Camille – Pierre Lemaitre
With ‘Camille’, French author Pierre Lemaitre (translated by Frank Wynne) has brilliantly completed the trilogy begun with ‘Irène’ and continued with ‘Alex’: chapeu! Both of its predecessors are first-rate crime novels, but ‘Camille’ stands out as one of the best I have read in recent months. It contains all the essential elements of great crime fiction: an original plot, headlong pace, more twists than a slalom course and engaging characters, all conveyed in Lemaitre’s versatile, polished style, dry when it needs to be and always adroit at portraying the inner workings of his characters.
There is so much to say about ‘Camille’ that I do need to be more specific, but I’m also wary of spoiling the plot, so I’ll deal with the latter as briefly as possible. The protagonist, Parisian Police Judiciaire Commandant (DCI) Camille Verhoeven, who was at the dramatic centre of events in ‘Irène’ (which ended with the sadistic murder of Verhoeven’s wife) and ‘Alex’, bluffs his way into handling the case of an armed robbery which left a horribly battered woman in its wake. The woman, Anne Forestier, is Verhoeven’s girlfriend and he shouldn’t be anywhere near the case. Yet he does manoeuvre himself into investigating it… and things immediately begin to go wrong: Verhoeven has precious little clues, his investigative moves lead him and his team nowhere, requiring even more subterfuge on his part to continue handling the case in the face of his superiors’ initial bewilderment and subsequent hostility. What’s worse is that the robber gang’s leader is hell-bent on killing Anne Forestier – finishing off is the right word, given how she was left after the robbery – the first attempt taking place when she’s still in intensive care in hospital.
I really cannot say any more about the plot, it’s too packed with surprises. There are other elements however which make ‘Camille’ a great novel, chiefly the originality of the narrative structure and its protagonist, Camille Verhoeven. Lemaitre adopts for ‘Camille’ a structure made up of short, clip-like sections within longer ‘chapters’, the days over which the events unfold. He balances these sections supremely well, in synch with the breathless pace of the story, giving a palpable sense of the pressure on Verhoeven, of Anne Forestier’s terror at being stalked, and of her hunter’s rabid pursuit.
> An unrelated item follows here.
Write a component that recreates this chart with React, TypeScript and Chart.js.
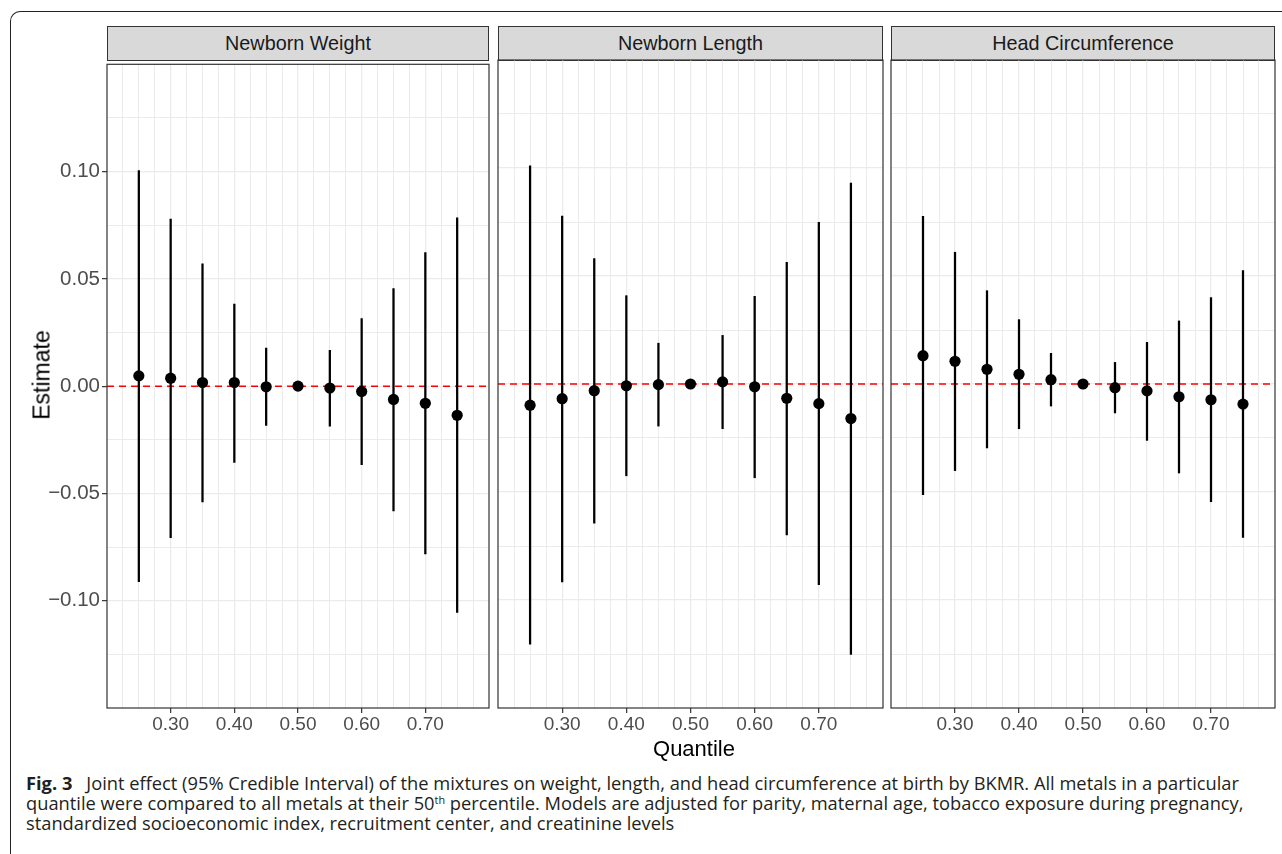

Lemaitre’s real success is making this structure work together with a layered plot: despite the frequent shifts in focus, and the abundance of surprise twists, it’s easy to follow how the story unfolds. Or rather, how Lemaitre wants the reader to see the story unfolding…
And there is Camille Verhoeven, the story’s protagonist and one of the most engaging, interesting fictional cops around. Only 4’11’’, Verhoeven makes up what he lacks in height with relentless drive and razor-sharp intuition. We meet him in ‘Camille’ after he’s returned to policing following a lengthy compassionate leave, including treatment in a psychiatric hospital, after the tragic outcome of the case featured in ‘Irène’: he did catch the criminal but lost his beloved wife for it.
Lemaitre resists the temptation of making Verhoeven a dark knight and portrays him as a man who, though shaken to the core, still believes in his work and refuses to give up on life. Not much of a life, admittedly, lived mostly among criminals or cops, only occasionally mellowed by his talent for painting and the company of his cat Doudouche. But shaken he is, and in ‘Camille’ we see Verhoeven making mistakes, taking risks with the desperate courage of someone who knows he’s not functioning well, but is determined to do anything to stand by his principles.
Lemaitre brilliantly portrays Verhoeven’s mind’s inner workings, his doubts and fears and grim determination, all the more effectively for not letting this disturb the flow of the narrative. The picture that emerges is that of a man who’s a great detective but no Super Hero. He blunders occasionally because he’s human and the choices he makes define this humanity. Verhoeven isn’t likeable in the conventional sense, he’s much too driven, but his underlying compassion does strike a resonant chord. He struggles to keep an even keel in the midst of the harrowing hunt for Anne Forestier’s enigmatic hunter– sometimes managing it, sometimes not.
Almost as engaging as Verhoeven is the story’s bad guy. Here again Lemaitre pulls an innovative trick, by casting him in first person narrative, unlike the rest of the narration which is in conventional third person, adding an extra element of urgency and immediacy to a story that’s already fast-paced.
Whichever way you look at it, ‘Camille’ is a brilliant crime fiction novel, and Pierre Lemaitre a talented writer worth looking out for.